Pelageya Danilova

Personal information
- Born: 4 May 1918 Boroviki, Pskov Oblast, Soviet Russia
- Died: 31 July 2001 (aged 83) Saint Petersburg, Russia

Sport
- Sport: Artistic gymnastics
- Club: Burevestnik Leningrad

Medal record
Representing the Soviet Union
Olympic Games
| Gold medal – first place | 1952 Helsinki | Team allround |
| Silver medal – second place | 1952 Helsinki | Team portable apparatus |
World Championships
| Gold medal – first place | 1954 Rome | Team allround |

= Pelageya Danilova =

Soviet gymnast (1918–2001)

Pelageya Aleksandrovna Danilova (Пелаге́я Алекса́ндровна Дани́лова; 4 May 1918 – 31 July 2001) was a Russian artistic gymnast.
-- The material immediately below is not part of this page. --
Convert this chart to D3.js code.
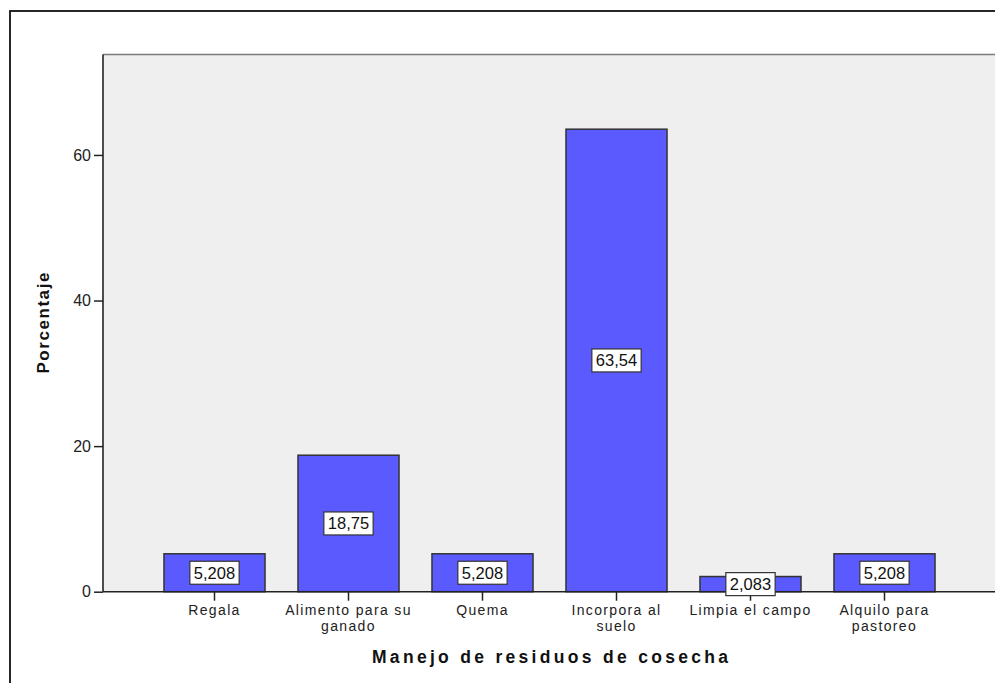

She competed at the 1952 Summer Olympics, finishing within top 12 in all artistic gymnastics events, and winning one gold and one silver medal.

After marriage she changed her last name to Demirdzhiyan (Демирджиян). In 1953 she graduated from the Institute of Physical Education in Saint Petersburg and after retirement worked as a gymnastics coach, first with Burevestnik and then as a head coach of Lokomotiv. In the 1970s she worked with the national team of Bulgaria.